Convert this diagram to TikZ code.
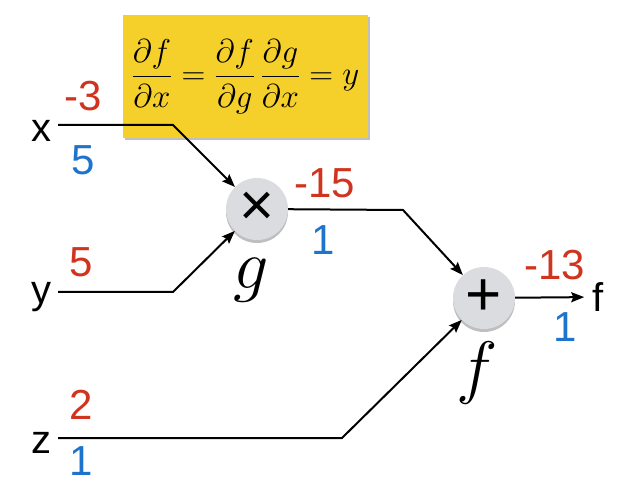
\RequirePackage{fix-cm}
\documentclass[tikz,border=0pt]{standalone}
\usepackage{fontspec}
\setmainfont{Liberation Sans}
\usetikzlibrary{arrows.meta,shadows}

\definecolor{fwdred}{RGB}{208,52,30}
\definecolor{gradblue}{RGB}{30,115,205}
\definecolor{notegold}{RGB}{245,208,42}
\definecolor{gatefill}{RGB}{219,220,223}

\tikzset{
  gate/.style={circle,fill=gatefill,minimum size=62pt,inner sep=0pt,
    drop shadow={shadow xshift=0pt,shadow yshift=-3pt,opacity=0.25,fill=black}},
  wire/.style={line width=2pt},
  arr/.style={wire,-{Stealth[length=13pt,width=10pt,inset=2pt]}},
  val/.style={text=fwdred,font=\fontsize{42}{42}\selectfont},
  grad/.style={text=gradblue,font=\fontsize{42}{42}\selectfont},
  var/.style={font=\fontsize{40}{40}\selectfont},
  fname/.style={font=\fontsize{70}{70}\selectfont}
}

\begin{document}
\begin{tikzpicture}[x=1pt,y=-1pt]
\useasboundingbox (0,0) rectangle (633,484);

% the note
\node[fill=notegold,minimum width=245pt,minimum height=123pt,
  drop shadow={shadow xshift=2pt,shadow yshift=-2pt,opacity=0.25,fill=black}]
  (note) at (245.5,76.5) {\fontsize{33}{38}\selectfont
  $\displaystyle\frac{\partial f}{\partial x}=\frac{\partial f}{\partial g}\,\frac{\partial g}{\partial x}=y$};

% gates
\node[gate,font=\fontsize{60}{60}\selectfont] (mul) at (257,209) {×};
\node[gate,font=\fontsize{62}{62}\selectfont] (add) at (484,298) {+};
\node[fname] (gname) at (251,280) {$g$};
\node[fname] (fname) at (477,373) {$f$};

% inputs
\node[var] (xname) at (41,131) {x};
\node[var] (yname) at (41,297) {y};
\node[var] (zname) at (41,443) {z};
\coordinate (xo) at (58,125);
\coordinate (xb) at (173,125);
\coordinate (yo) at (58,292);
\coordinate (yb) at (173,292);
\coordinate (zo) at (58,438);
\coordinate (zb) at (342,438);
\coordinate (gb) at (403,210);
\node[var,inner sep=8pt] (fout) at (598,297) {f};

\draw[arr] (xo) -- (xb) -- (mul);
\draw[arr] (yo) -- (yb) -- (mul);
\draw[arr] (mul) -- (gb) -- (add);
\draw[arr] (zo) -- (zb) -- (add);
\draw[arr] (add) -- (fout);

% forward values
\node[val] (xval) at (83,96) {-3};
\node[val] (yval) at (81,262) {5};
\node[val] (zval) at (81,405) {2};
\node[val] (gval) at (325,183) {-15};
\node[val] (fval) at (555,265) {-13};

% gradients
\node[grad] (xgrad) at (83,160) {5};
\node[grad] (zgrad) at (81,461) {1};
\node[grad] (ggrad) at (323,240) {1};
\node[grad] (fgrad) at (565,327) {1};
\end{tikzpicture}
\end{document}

++++++

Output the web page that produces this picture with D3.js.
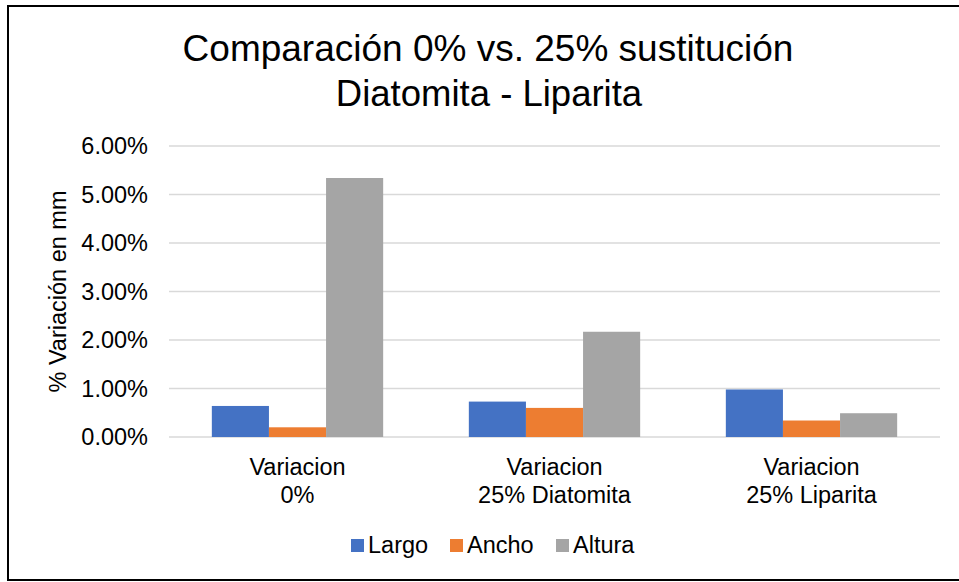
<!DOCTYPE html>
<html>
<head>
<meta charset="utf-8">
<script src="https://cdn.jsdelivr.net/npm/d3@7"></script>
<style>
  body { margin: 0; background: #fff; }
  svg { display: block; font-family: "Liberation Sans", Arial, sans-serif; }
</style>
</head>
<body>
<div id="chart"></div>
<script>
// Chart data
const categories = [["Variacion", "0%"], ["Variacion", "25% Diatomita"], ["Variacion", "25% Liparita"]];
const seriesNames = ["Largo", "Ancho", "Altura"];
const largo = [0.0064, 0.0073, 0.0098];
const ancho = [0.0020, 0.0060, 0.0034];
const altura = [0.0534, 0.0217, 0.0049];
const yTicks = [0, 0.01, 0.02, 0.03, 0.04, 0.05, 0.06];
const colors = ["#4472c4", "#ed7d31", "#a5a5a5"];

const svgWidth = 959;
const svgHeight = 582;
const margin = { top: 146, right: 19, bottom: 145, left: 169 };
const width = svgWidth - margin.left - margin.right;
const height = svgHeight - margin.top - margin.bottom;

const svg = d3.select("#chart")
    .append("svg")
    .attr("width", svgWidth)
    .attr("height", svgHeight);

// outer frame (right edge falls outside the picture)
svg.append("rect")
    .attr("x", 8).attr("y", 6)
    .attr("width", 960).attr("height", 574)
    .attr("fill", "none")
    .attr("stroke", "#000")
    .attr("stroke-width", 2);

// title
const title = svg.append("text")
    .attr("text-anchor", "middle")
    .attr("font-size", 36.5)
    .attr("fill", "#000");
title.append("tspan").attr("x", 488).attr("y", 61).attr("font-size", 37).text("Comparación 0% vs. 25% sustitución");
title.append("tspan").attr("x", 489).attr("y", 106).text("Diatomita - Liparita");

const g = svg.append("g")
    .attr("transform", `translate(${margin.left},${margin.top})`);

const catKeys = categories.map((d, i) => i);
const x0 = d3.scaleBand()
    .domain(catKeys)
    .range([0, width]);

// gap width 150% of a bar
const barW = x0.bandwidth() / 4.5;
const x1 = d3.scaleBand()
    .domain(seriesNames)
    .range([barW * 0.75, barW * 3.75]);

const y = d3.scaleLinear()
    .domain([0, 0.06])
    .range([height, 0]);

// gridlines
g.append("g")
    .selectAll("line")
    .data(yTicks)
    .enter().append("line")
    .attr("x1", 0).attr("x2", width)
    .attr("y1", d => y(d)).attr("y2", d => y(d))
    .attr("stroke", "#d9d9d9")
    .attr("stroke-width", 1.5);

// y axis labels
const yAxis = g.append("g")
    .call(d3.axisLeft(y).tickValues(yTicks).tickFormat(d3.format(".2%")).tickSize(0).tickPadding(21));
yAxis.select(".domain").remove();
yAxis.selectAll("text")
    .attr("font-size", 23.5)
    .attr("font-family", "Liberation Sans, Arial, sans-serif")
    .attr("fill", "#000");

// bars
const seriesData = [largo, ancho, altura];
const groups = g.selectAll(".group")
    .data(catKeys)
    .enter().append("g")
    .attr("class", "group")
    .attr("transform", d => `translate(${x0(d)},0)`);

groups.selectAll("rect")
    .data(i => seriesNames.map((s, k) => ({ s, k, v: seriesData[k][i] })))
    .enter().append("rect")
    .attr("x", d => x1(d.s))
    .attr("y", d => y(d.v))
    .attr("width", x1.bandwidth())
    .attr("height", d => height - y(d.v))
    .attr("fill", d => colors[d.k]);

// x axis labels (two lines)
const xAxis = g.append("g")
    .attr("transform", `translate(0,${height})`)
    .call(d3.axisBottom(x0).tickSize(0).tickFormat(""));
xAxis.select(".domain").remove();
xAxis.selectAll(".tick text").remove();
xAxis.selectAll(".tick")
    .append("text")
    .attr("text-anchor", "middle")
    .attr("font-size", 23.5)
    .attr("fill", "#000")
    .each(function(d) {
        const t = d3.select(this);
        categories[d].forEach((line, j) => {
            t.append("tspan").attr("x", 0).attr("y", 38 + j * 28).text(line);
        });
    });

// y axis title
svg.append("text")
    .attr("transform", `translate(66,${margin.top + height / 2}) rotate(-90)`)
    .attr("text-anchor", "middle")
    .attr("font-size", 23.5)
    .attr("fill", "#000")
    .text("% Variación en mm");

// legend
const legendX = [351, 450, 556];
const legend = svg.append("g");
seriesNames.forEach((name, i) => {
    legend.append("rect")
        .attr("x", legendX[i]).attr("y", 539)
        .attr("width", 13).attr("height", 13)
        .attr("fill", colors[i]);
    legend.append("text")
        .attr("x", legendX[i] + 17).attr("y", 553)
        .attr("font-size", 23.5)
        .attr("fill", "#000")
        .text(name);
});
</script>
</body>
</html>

++++++

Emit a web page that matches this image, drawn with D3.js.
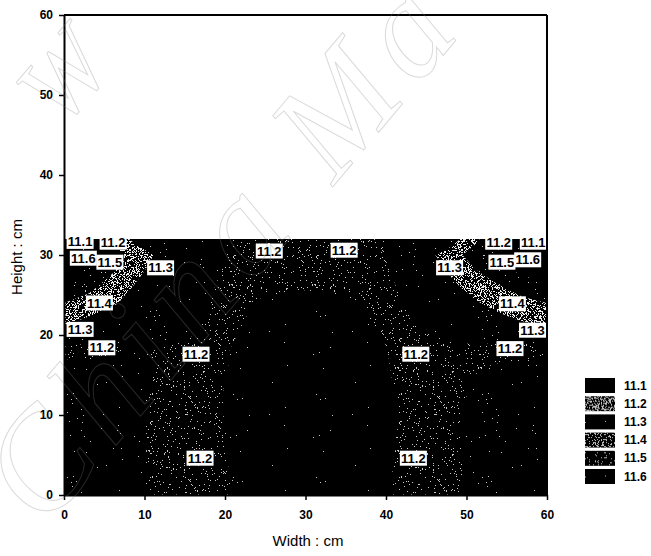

++++++

▶ [What you are asked to do]:
State how many lines of the listing include the word "that". Reply with the number alone.

▶ [Task response]:
2